─── DATA BLOCK ───

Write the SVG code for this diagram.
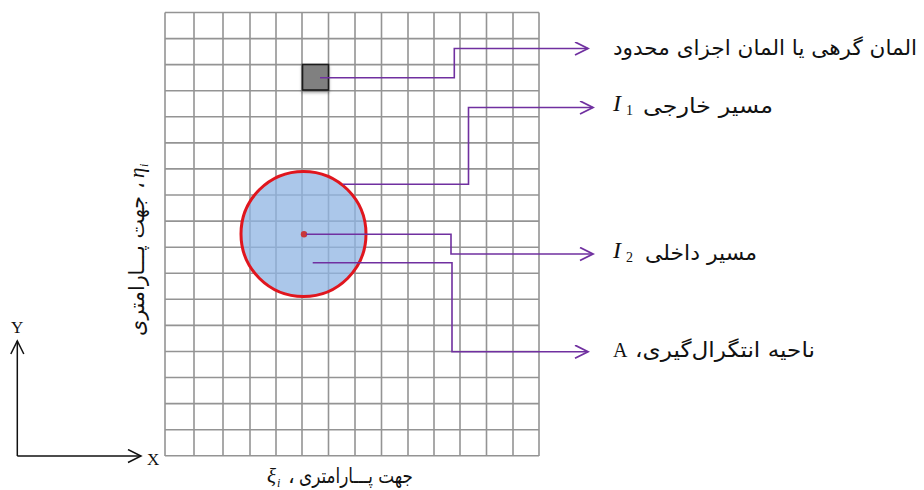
<svg xmlns="http://www.w3.org/2000/svg" width="924" height="490" viewBox="0 0 924 490">
<style>
.grid line{stroke:#949494;stroke-width:1.6}
.conn{fill:none;stroke:#7030A0;stroke-width:1.6}
.fa{font-family:"DejaVu Sans",sans-serif;font-size:21px;fill:#111}
.mi{font-family:"Liberation Serif",serif;font-style:italic;fill:#111}
.rm{font-family:"Liberation Serif",serif;fill:#111}
.ax{fill:none;stroke:#111;stroke-width:1.5}
</style>
<defs>
<marker id="pa" markerWidth="16" markerHeight="16" refX="14" refY="7" orient="auto" markerUnits="userSpaceOnUse">
<path d="M1,0.5 L14,7 L1,13.5" fill="none" stroke="#7030A0" stroke-width="1.8"/>
</marker>
<marker id="ka" markerWidth="16" markerHeight="16" refX="14" refY="7" orient="auto" markerUnits="userSpaceOnUse">
<path d="M1,0.5 L14,7 L1,13.5" fill="none" stroke="#111" stroke-width="1.5"/>
</marker>
<filter id="sh" x="-20%" y="-20%" width="140%" height="160%">
<feDropShadow dx="0" dy="2" stdDeviation="1.5" flood-color="#000" flood-opacity="0.35"/>
</filter>
</defs>
<rect width="924" height="490" fill="#fff"/>
<g id="grid" class="grid">
<line x1="165" y1="12.5" x2="165" y2="456"/>
<line x1="194" y1="12.5" x2="194" y2="456"/>
<line x1="223" y1="12.5" x2="223" y2="456"/>
<line x1="250" y1="12.5" x2="250" y2="456"/>
<line x1="276" y1="12.5" x2="276" y2="456"/>
<line x1="302" y1="12.5" x2="302" y2="456"/>
<line x1="328.5" y1="12.5" x2="328.5" y2="456"/>
<line x1="355" y1="12.5" x2="355" y2="456"/>
<line x1="381.5" y1="12.5" x2="381.5" y2="456"/>
<line x1="408" y1="12.5" x2="408" y2="456"/>
<line x1="434" y1="12.5" x2="434" y2="456"/>
<line x1="460" y1="12.5" x2="460" y2="456"/>
<line x1="486.5" y1="12.5" x2="486.5" y2="456"/>
<line x1="513" y1="12.5" x2="513" y2="456"/>
<line x1="539" y1="12.5" x2="539" y2="456"/>
<line x1="165" y1="12.5" x2="539" y2="12.5"/>
<line x1="165" y1="38.6" x2="539" y2="38.6"/>
<line x1="165" y1="64.6" x2="539" y2="64.6"/>
<line x1="165" y1="90.7" x2="539" y2="90.7"/>
<line x1="165" y1="116.8" x2="539" y2="116.8"/>
<line x1="165" y1="142.9" x2="539" y2="142.9"/>
<line x1="165" y1="168.9" x2="539" y2="168.9"/>
<line x1="165" y1="195" x2="539" y2="195"/>
<line x1="165" y1="221.1" x2="539" y2="221.1"/>
<line x1="165" y1="247.2" x2="539" y2="247.2"/>
<line x1="165" y1="273.2" x2="539" y2="273.2"/>
<line x1="165" y1="299.3" x2="539" y2="299.3"/>
<line x1="165" y1="325.4" x2="539" y2="325.4"/>
<line x1="165" y1="351.5" x2="539" y2="351.5"/>
<line x1="165" y1="377.5" x2="539" y2="377.5"/>
<line x1="165" y1="403.6" x2="539" y2="403.6"/>
<line x1="165" y1="429.7" x2="539" y2="429.7"/>
<line x1="165" y1="455.8" x2="539" y2="455.8"/>
</g>
<g id="region-A">
<circle cx="303.5" cy="234" r="62.5" fill="#8FB4E3" fill-opacity="0.75" stroke="#E0161E" stroke-width="3"/>
</g>
<g id="cut">
<line x1="165" y1="234.3" x2="303" y2="234.3" stroke="#000" stroke-width="3.5" filter="url(#sh)"/>
<circle cx="304" cy="234.3" r="3.2" fill="#C8383A"/>
</g>
<g id="element">
<rect x="302.5" y="64.5" width="26" height="25.5" fill="#808080" stroke="#1a1a1a" stroke-width="1.6" filter="url(#sh)"/>
</g>
<g id="connectors">
<polyline class="conn" points="320,77.7 454.3,77.7 454.3,48.5 588,48.5" marker-end="url(#pa)"/>
<polyline class="conn" points="343,184.3 468.5,184.3 468.5,107.5 593,107.5" marker-end="url(#pa)"/>
<polyline class="conn" points="306,234.3 451,234.3 451,254 593,254" marker-end="url(#pa)"/>
<polyline class="conn" points="312.7,262.7 452,262.7 452,351.7 588,351.7" marker-end="url(#pa)"/>
</g>
<g id="label-element">
<text class="fa" x="917" y="55" text-anchor="end" textLength="304" lengthAdjust="spacingAndGlyphs">المان گرهی یا المان اجزای محدود</text>
</g>
<g id="label-I1">
<text class="mi" x="613" y="111" font-size="24">I</text>
<text class="rm" x="626" y="115" font-size="14">1</text>
<text class="fa" x="773" y="113" text-anchor="end" textLength="130" lengthAdjust="spacingAndGlyphs">مسیر خارجی</text>
</g>
<g id="label-I2">
<text class="mi" x="613" y="258" font-size="24">I</text>
<text class="rm" x="626" y="262" font-size="14">2</text>
<text class="fa" x="757" y="260" text-anchor="end" textLength="112" lengthAdjust="spacingAndGlyphs">مسیر داخلی</text>
</g>
<g id="label-A">
<text class="rm" x="613" y="357" font-size="20">A</text>
<text class="fa" x="815" y="357" text-anchor="end" textLength="180" lengthAdjust="spacingAndGlyphs">ناحیه انتگرال‌گیری،&#x200F;</text>
</g>
<g id="label-xi">
<text class="mi" x="267" y="483" font-size="21">ξ</text>
<text class="mi" x="277" y="487" font-size="12">i</text>
<text class="fa" x="288" y="483" font-size="18">،</text>
<text class="fa" x="413" y="483" text-anchor="end" font-size="19" textLength="114" lengthAdjust="spacingAndGlyphs">جهت پـــارامتری</text>
</g>
<g id="label-eta" transform="translate(144,336) rotate(-90)">
<text class="fa" x="0" y="0" font-size="19" textLength="140" lengthAdjust="spacingAndGlyphs">جهت پـــارامتری</text>
<text class="fa" x="147" y="0" font-size="19">،</text>
<text class="mi" x="158" y="0" font-size="21">η</text>
<text class="mi" x="169" y="4" font-size="12">i</text>
</g>
<g id="axes">
<line class="ax" x1="17.3" y1="456" x2="17.3" y2="341" marker-end="url(#ka)"/>
<line class="ax" x1="17.3" y1="456" x2="141" y2="456" marker-end="url(#ka)"/>
<text class="rm" x="11" y="333" font-size="17">Y</text>
<text class="rm" x="147" y="465" font-size="17">X</text>
</g>
</svg>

───

Copy every line above word for word and exclude the pictures.

Write the SVG code for this diagram.
<svg xmlns="http://www.w3.org/2000/svg" width="924" height="490" viewBox="0 0 924 490">
<style>
.grid line{stroke:#949494;stroke-width:1.6}
.conn{fill:none;stroke:#7030A0;stroke-width:1.6}
.fa{font-family:"DejaVu Sans",sans-serif;font-size:21px;fill:#111}
.mi{font-family:"Liberation Serif",serif;font-style:italic;fill:#111}
.rm{font-family:"Liberation Serif",serif;fill:#111}
.ax{fill:none;stroke:#111;stroke-width:1.5}
</style>
<defs>
<marker id="pa" markerWidth="16" markerHeight="16" refX="14" refY="7" orient="auto" markerUnits="userSpaceOnUse">
<path d="M1,0.5 L14,7 L1,13.5" fill="none" stroke="#7030A0" stroke-width="1.8"/>
</marker>
<marker id="ka" markerWidth="16" markerHeight="16" refX="14" refY="7" orient="auto" markerUnits="userSpaceOnUse">
<path d="M1,0.5 L14,7 L1,13.5" fill="none" stroke="#111" stroke-width="1.5"/>
</marker>
<filter id="sh" x="-20%" y="-20%" width="140%" height="160%">
<feDropShadow dx="0" dy="2" stdDeviation="1.5" flood-color="#000" flood-opacity="0.35"/>
</filter>
</defs>
<rect width="924" height="490" fill="#fff"/>
<g id="grid" class="grid">
<line x1="165" y1="12.5" x2="165" y2="456"/>
<line x1="194" y1="12.5" x2="194" y2="456"/>
<line x1="223" y1="12.5" x2="223" y2="456"/>
<line x1="250" y1="12.5" x2="250" y2="456"/>
<line x1="276" y1="12.5" x2="276" y2="456"/>
<line x1="302" y1="12.5" x2="302" y2="456"/>
<line x1="328.5" y1="12.5" x2="328.5" y2="456"/>
<line x1="355" y1="12.5" x2="355" y2="456"/>
<line x1="381.5" y1="12.5" x2="381.5" y2="456"/>
<line x1="408" y1="12.5" x2="408" y2="456"/>
<line x1="434" y1="12.5" x2="434" y2="456"/>
<line x1="460" y1="12.5" x2="460" y2="456"/>
<line x1="486.5" y1="12.5" x2="486.5" y2="456"/>
<line x1="513" y1="12.5" x2="513" y2="456"/>
<line x1="539" y1="12.5" x2="539" y2="456"/>
<line x1="165" y1="12.5" x2="539" y2="12.5"/>
<line x1="165" y1="38.6" x2="539" y2="38.6"/>
<line x1="165" y1="64.6" x2="539" y2="64.6"/>
<line x1="165" y1="90.7" x2="539" y2="90.7"/>
<line x1="165" y1="116.8" x2="539" y2="116.8"/>
<line x1="165" y1="142.9" x2="539" y2="142.9"/>
<line x1="165" y1="168.9" x2="539" y2="168.9"/>
<line x1="165" y1="195" x2="539" y2="195"/>
<line x1="165" y1="221.1" x2="539" y2="221.1"/>
<line x1="165" y1="247.2" x2="539" y2="247.2"/>
<line x1="165" y1="273.2" x2="539" y2="273.2"/>
<line x1="165" y1="299.3" x2="539" y2="299.3"/>
<line x1="165" y1="325.4" x2="539" y2="325.4"/>
<line x1="165" y1="351.5" x2="539" y2="351.5"/>
<line x1="165" y1="377.5" x2="539" y2="377.5"/>
<line x1="165" y1="403.6" x2="539" y2="403.6"/>
<line x1="165" y1="429.7" x2="539" y2="429.7"/>
<line x1="165" y1="455.8" x2="539" y2="455.8"/>
</g>
<g id="region-A">
<circle cx="303.5" cy="234" r="62.5" fill="#8FB4E3" fill-opacity="0.75" stroke="#E0161E" stroke-width="3"/>
</g>
<g id="cut">
<line x1="165" y1="234.3" x2="303" y2="234.3" stroke="#000" stroke-width="3.5" filter="url(#sh)"/>
<circle cx="304" cy="234.3" r="3.2" fill="#C8383A"/>
</g>
<g id="element">
<rect x="302.5" y="64.5" width="26" height="25.5" fill="#808080" stroke="#1a1a1a" stroke-width="1.6" filter="url(#sh)"/>
</g>
<g id="connectors">
<polyline class="conn" points="320,77.7 454.3,77.7 454.3,48.5 588,48.5" marker-end="url(#pa)"/>
<polyline class="conn" points="343,184.3 468.5,184.3 468.5,107.5 593,107.5" marker-end="url(#pa)"/>
<polyline class="conn" points="306,234.3 451,234.3 451,254 593,254" marker-end="url(#pa)"/>
<polyline class="conn" points="312.7,262.7 452,262.7 452,351.7 588,351.7" marker-end="url(#pa)"/>
</g>
<g id="label-element">
<text class="fa" x="917" y="55" text-anchor="end" textLength="304" lengthAdjust="spacingAndGlyphs">المان گرهی یا المان اجزای محدود</text>
</g>
<g id="label-I1">
<text class="mi" x="613" y="111" font-size="24">I</text>
<text class="rm" x="626" y="115" font-size="14">1</text>
<text class="fa" x="773" y="113" text-anchor="end" textLength="130" lengthAdjust="spacingAndGlyphs">مسیر خارجی</text>
</g>
<g id="label-I2">
<text class="mi" x="613" y="258" font-size="24">I</text>
<text class="rm" x="626" y="262" font-size="14">2</text>
<text class="fa" x="757" y="260" text-anchor="end" textLength="112" lengthAdjust="spacingAndGlyphs">مسیر داخلی</text>
</g>
<g id="label-A">
<text class="rm" x="613" y="357" font-size="20">A</text>
<text class="fa" x="815" y="357" text-anchor="end" textLength="180" lengthAdjust="spacingAndGlyphs">ناحیه انتگرال‌گیری،&#x200F;</text>
</g>
<g id="label-xi">
<text class="mi" x="267" y="483" font-size="21">ξ</text>
<text class="mi" x="277" y="487" font-size="12">i</text>
<text class="fa" x="288" y="483" font-size="18">،</text>
<text class="fa" x="413" y="483" text-anchor="end" font-size="19" textLength="114" lengthAdjust="spacingAndGlyphs">جهت پـــارامتری</text>
</g>
<g id="label-eta" transform="translate(144,336) rotate(-90)">
<text class="fa" x="0" y="0" font-size="19" textLength="140" lengthAdjust="spacingAndGlyphs">جهت پـــارامتری</text>
<text class="fa" x="147" y="0" font-size="19">،</text>
<text class="mi" x="158" y="0" font-size="21">η</text>
<text class="mi" x="169" y="4" font-size="12">i</text>
</g>
<g id="axes">
<line class="ax" x1="17.3" y1="456" x2="17.3" y2="341" marker-end="url(#ka)"/>
<line class="ax" x1="17.3" y1="456" x2="141" y2="456" marker-end="url(#ka)"/>
<text class="rm" x="11" y="333" font-size="17">Y</text>
<text class="rm" x="147" y="465" font-size="17">X</text>
</g>
</svg>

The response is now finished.